Well it's been forever. This year just seems like the longest year ever....waiting for June to creep on up. And creep up it did because now I'm panicking trying to get everything wedding done along with catching up with school and working on the new house.
We just started our marriage counseling last Sunday with Nick. As Clint fondly says, Nick is the closest thing to Scottrick. I miss him so much - Scott just exudes God and Christ wherever he goes. Scott makes being a happy faithful Christian contagious. So far Nick is no Scott but still close enough to make us happy.
We have begun with the whole wedding deal becoming an inconvenience to many already. My mom doesn't want to go broke on her mother of the bride dress, and she continues the victim act without any desire to better herself. My dad is being ornery and says he won't shave his nappy beard off - just trying to goad me into being upset. What father tries to get a rise out of his daughter in the crunch months before a stressful wedding - mine. And he's the main reason why the whole thing has been stressful. It could be worse it really could. But it's still not healthy or good for what we have going for our relationship. My brother acts like anything and everything to do with me is worse than death and treats me like a spick of dirt. Who would have thought that my wild child of a sister would be the most normal out of our dysfunctional family, next to me of course? It is truly sad that I am the normal one.

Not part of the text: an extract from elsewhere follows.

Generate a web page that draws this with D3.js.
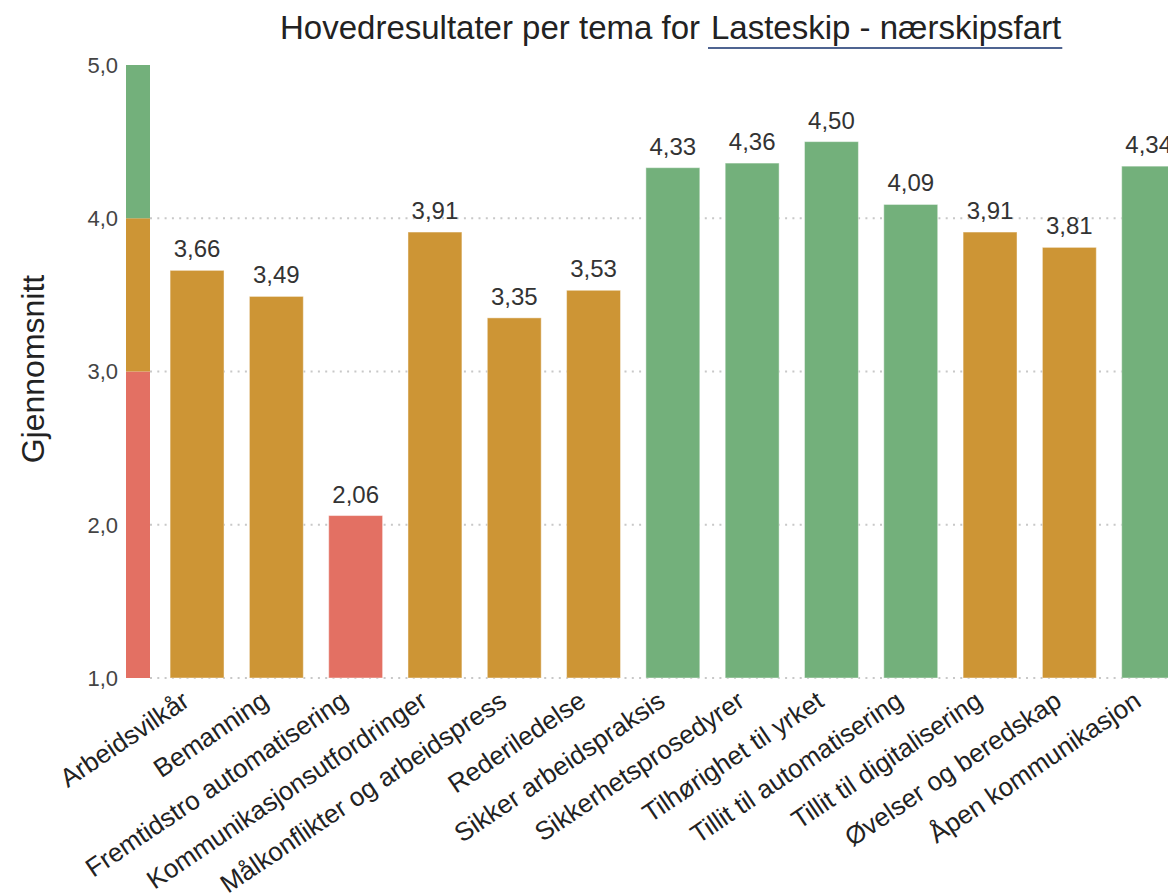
<!DOCTYPE html>
<html>
<head>
<meta charset="utf-8">
<script src="https://cdn.jsdelivr.net/npm/d3@7"></script>
<style>
  html, body { margin: 0; padding: 0; background: #fff; }
  svg { display: block; font-family: "Liberation Sans", Arial, sans-serif; }
</style>
</head>
<body>
<svg id="chart" width="1168" height="893"></svg>
<script>
// Themes and their mean scores (1–5)
const themes = [
  "Arbeidsvilkår",
  "Bemanning",
  "Fremtidstro automatisering",
  "Kommunikasjonsutfordringer",
  "Målkonflikter og arbeidspress",
  "Rederiledelse",
  "Sikker arbeidspraksis",
  "Sikkerhetsprosedyrer",
  "Tilhørighet til yrket",
  "Tillit til automatisering",
  "Tillit til digitalisering",
  "Øvelser og beredskap",
  "Åpen kommunikasjon"
];
const scores = [3.66, 3.49, 2.06, 3.91, 3.35, 3.53, 4.33, 4.36, 4.50, 4.09, 3.91, 3.81, 4.34];

const yTicks = [1, 2, 3, 4, 5];
const gridTicks = [1, 2, 3, 4];

// Score bands used for bar colouring and the reference strip
const bandLimits = [1, 3, 4, 5];
const bandColors = ["#e37063", "#cd9535", "#73b07b"];

const titleText = "Hovedresultater per tema for";
const groupText = "Lasteskip - nærskipsfart";
const yLabel = "Gjennomsnitt";

const fmt = v => d3.format(".2f")(v).replace(".", ",");
const fmtTick = v => d3.format(".1f")(v).replace(".", ",");

const svg = d3.select("#chart");
const W = 1168;

const y = d3.scaleLinear().domain([1, 5]).range([678, 65]);
const x = d3.scaleBand()
  .domain(themes)
  .range([157.4, 157.4 + 79.3 * themes.length])
  .paddingInner(0.32)
  .paddingOuter(0.16);

const colorFor = d3.scaleThreshold()
  .domain([3, 4])
  .range(bandColors);

// Dotted gridlines
svg.append("g")
  .selectAll("line")
  .data(gridTicks)
  .join("line")
  .attr("x1", 150).attr("x2", W)
  .attr("y1", d => y(d)).attr("y2", d => y(d))
  .attr("stroke", "#c8c8c8")
  .attr("stroke-width", 2)
  .attr("stroke-dasharray", "2,5.3");

// Reference colour strip beside the axis
const strip = d3.range(bandColors.length).map(i => ({ lo: bandLimits[i], hi: bandLimits[i + 1], c: bandColors[i] }));
svg.append("g")
  .selectAll("rect")
  .data(strip)
  .join("rect")
  .attr("x", 126).attr("width", 24)
  .attr("y", d => y(d.hi))
  .attr("height", d => y(d.lo) - y(d.hi))
  .attr("fill", d => d.c);

// Y tick labels
svg.append("g")
  .selectAll("text")
  .data(yTicks)
  .join("text")
  .attr("x", 118)
  .attr("y", d => y(d))
  .attr("dy", "0.36em")
  .attr("text-anchor", "end")
  .attr("font-size", 22)
  .attr("fill", "#444")
  .text(fmtTick);

// Bars
const data = themes.map((t, i) => ({ t, v: scores[i] }));
svg.append("g")
  .selectAll("rect")
  .data(data)
  .join("rect")
  .attr("x", d => x(d.t))
  .attr("width", x.bandwidth())
  .attr("y", d => y(d.v))
  .attr("height", d => y(1) - y(d.v))
  .attr("fill", d => colorFor(d.v))
  .attr("stroke", "rgba(255,255,255,0.45)")
  .attr("stroke-width", 1);

// Value labels
svg.append("g")
  .selectAll("text")
  .data(data)
  .join("text")
  .attr("x", d => x(d.t) + x.bandwidth() / 2)
  .attr("y", d => y(d.v) - 13)
  .attr("text-anchor", "middle")
  .attr("font-size", 24)
  .attr("fill", "#333")
  .text(d => fmt(d.v));

// Category labels, rotated
svg.append("g")
  .selectAll("text")
  .data(themes)
  .join("text")
  .attr("transform", d => `translate(${x(d) + x.bandwidth() / 2 - 6},705) rotate(-34)`)
  .attr("text-anchor", "end")
  .attr("font-size", 26)
  .attr("fill", "#222")
  .text(d => d);

// Y axis title
svg.append("text")
  .attr("transform", "translate(44,369) rotate(-90)")
  .attr("text-anchor", "middle")
  .attr("font-size", 32)
  .attr("fill", "#222")
  .text(yLabel);

// Chart title with underlined group name
svg.append("text")
  .attr("x", 280).attr("y", 39)
  .attr("font-size", 33)
  .attr("fill", "#222")
  .text(titleText);
const grp = svg.append("text")
  .attr("x", 711).attr("y", 39)
  .attr("font-size", 33)
  .attr("fill", "#222")
  .text(groupText);
const gw = grp.node().getComputedTextLength();
svg.append("line")
  .attr("x1", 708).attr("x2", 711 + gw + 1)
  .attr("y1", 48).attr("y2", 48)
  .attr("stroke", "#4f6491")
  .attr("stroke-width", 2);
</script>
</body>
</html>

My family is still in an uproar and not getting along - my dad and uncle Tim aren't on speaking terms over just a bunch of arrogant stupidness. Both too proud to even bend a little. If they are still like this next Christmas I don't even want to go to the Smith side. I cannot handle all their petty differences - stresses me out to no end. I feel like I'm the only one moving forward from all this, not getting caught up like the rest. I never ever felt like I fit in with even my own family. Even more of a longer, sadder story that I just don't want to touch.
It's becoming hard to find happiness in the little things as I struggle with all my constant multitasking. The new house has helped immensely but what's next after this becomes less new? I just want to be able to go on those walks I used to just take randomly without a care in the world. I just want to have a rocking awesome bachelorette party. Not too sure how that's going to turn out - apparently my sister's wild streak isn't too far off from my own. But that's what happens when you are raised in an extremely strict environment with never-ending rules upon rules.
I mentioned (hopefully I did) about how happy my mom was a while back when dad said he was proud of me, with her saying he's never said that before like that. I thought sadly no no he hasn't. That was always Grandpa or Pop-pop or Nini or my mom to tell me that. Never ever my dad or my granny. Too proud. So yes I cried and I cried - I am honestly at a loss for why I'm still not over this. Why it still hurts. I feel like when I briefly interact with them that things have gotten better and that I've moved on but something just keeps bringing me back to the pain and all the drama my family causes.
Now with this equal rights whole ordeal blowing up, all I can do is pray that this does not carry over onto my wedding day. I pray that it does not rain and isn't stupid humid. I pray that by some miracle my family will all come together and be happy to be together with me on this day. I pray that I devote myself better to The Lord and that I don't slide off the track. I have been here lately with everything. It's just been too much. Everything. Um hi hello I need a vacation from life in general please?
I pray that Clint and I can start off forever on the right foot and everybody is happy. Lord be with me as I continue to fight my way through to the end. I'm not giving up and I can do all of this. I know I can. Super Trella thinking sponge brain - go!
I am blessed immensely but I still can't help but wonder....
Is it too much to ask for everybody to just get along for once? To stop fighting and appreciate this day that The Lord has made.
Looking forward to Mount Comfort's Easter service and to celebrating Jesus's resurrection. Thank you Lord.